Over the last 12 games, since Lue settled on the current starting group, Coffey is fourth on the team in assists with 3.0 per game compared to only 0.7 turnovers. The types of passes he makes are ones that other Clips don’t have in their arsenal, like the fact that he makes good decisions in transition, a rarity on a team when every fast break possession can be an adventure. The Clippers rank dead last in the NBA per Cleaning the Glass, scoring 110.3 points per 100 possessions in transition; with Coffey on the court, that number rises to 119.2, which would at least put the Clippers around 21st in the league.

Coffey also delivers some killer entry passes to Ivica Zubac, who has become more prolific in the post in recent games, and it’s in the half court that Coffey’s passing value really shines. Without Kawhi Leonard and Paul George, no offensive player on the team regular draws two to the ball, which compromises the drive-kick-swing philosophy if the defense isn’t going to collapse. But Coffey has the size to spray out to shooters anyway. It helps that he shoots 74 percent at the rim, making his drives a real scoring threat.

The Clippers are also putting Coffey in pick-and-roll, and his skip passes are a thing to behold. He gets real zip on those dishes, hitting his teammates right in the shooting pocket more often than not.

“It’s really just ball screen reads,” Coffey says. “I think it’s pretty simple. If the corner guy helps, the guy’s open. If he stays, usually you hit the big. So it’s a simple play.”

In his weekly 10 Things column for ESPN, Zach Lowe noted that Coffey is in elite company among pick-and-roll operators:

The Clips have scored 1.24 points per possession when Coffey shoots out of a pick-and-roll, or passes to a teammate who launches — third among 232 ball handlers who have run at least 50 such plays, per Second Spectrum. (Coffey has run only 90.)

“When he first came up to this team, his job was to be a defensive player, and take spot up shots, but now we’re putting the ball in his hands more, he’s making plays out of the pick and roll, he’s attacking the basket,” Lue said after the Clippers’ miraculous win over Washington. “He’s just a great all around player.”

Coffey had arguably his best passing performance in the team’s Martin Luther King Jr. matinee game, when he accounted for seven assists in a 139-133 win over Indiana. On that day, it wasn’t the difficulty level of Coffey’s passes that stood out, but rather their simplicity. Time and time again, all Coffey had to do was swing the ball to the man in rhythm — Nicolas Batum — and his teammate would do the rest.

The third-year Clipper’s feel for the game is apparent. Batum has repeatedly said that he sees himself in Coffey in that both try to play the game the right way, moving the ball and trusting that good things will happen.

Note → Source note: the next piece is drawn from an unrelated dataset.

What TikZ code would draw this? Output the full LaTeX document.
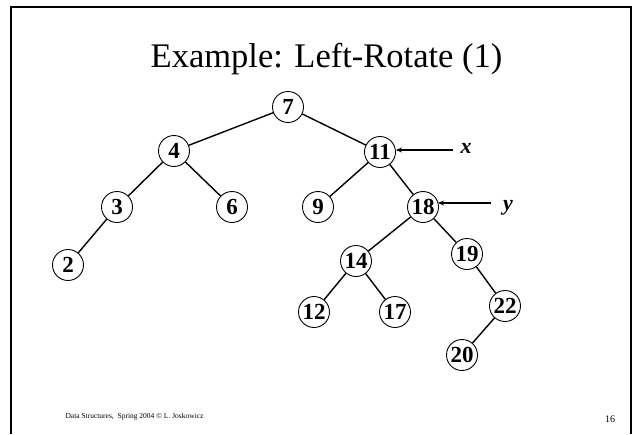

“I tried to build my career around, like, what you can do to help your teammates, help your team, play the right way,” Batum says. “I know every single night, maybe 10 guys are better than me, but they don’t want to do the right thing for the team — (Amir’s) doing it, he’s gonna be all right. I’m not worried about him because he got that stuff, play for the right way, play for the team, and you need guys like that in the NBA, because it’s so rare.”

One play against Orlando combines the little things that Coffey does to put the team first. He starts the possession in the corner to space for Kennard’s drive, and when the Clippers make a play to save the ball from going out of bounds, Coffey is first to it despite having to cover some ground. He quickly surveys the floor and sends a bullet to Kennard in the corner, who splashes the triple.

Those little acts make a tangible difference — since Coffey became a regular starter, the Clippers are 21.0 points per 100 possessions better on offense with him on the court. Even though the team keeps digging big deficits with the starters on the floor, Coffey is a common denominator in those comebacks.

“I think just our whole player development staff has done a good job with him. It starts with Shaun Fein and his crew, the guys that really work with him and Jeremy Castleberry, they do a good job. In the last three years, he’s really developed,” Lue said after the Indiana win. “First he was a defender because you have PG and Kawhi and Reggie and those guys on the floor, Marcus, so he didn’t really have the ball in his hands. He wasn’t really creating. But tonight, leading the team in assists, with seven assists and getting downhill and making the right play. He’s a good player, and he’s really done a good job of developing and working on his game and understanding who he is as a player.”

Or to put it it more plainly, from Batum, “He’s been balling out lately.”

The scouting report is coming for Coffey, though. A month ago, Michael Malone name-dropped Coffey as a guy some of his players may not know. Now, Erik Spoelstra is (facetiously) taking credit for kickstarting Coffey’s progression in that Heat game a year ago and devising a game plan around his strengths. Miami switched heavily and went under ball screens, negating his ability to get into the lane with pick-and-rolls, and Coffey had no assists for only the second time as a starter. Jimmy Butler was sitting on the skip pass, picking one off for a steal and a score in the third quarter.

The fact that Coffey is being scouted is a win. The prospect of him in an all-wing, switch-everything lineup with Leonard, George, Batum, and Mann/Jackson/Morris somewhere down the line is tantalizing, with every player equipped to make plays on and off the ball. It’s a far cry from where Coffey stood in the preseason, when the Clippers put more long-term equity in their three rookies than they did in Coffey by signing him to another two-way contract, which makes him currently ineligible for the postseason.

That feels like a lifetime ago. The Clippers and Coffey have found something by putting the ball in his hands. With restricted free agency approaching, it’s in the team’s hands to make sure they hold on to their latest development success story.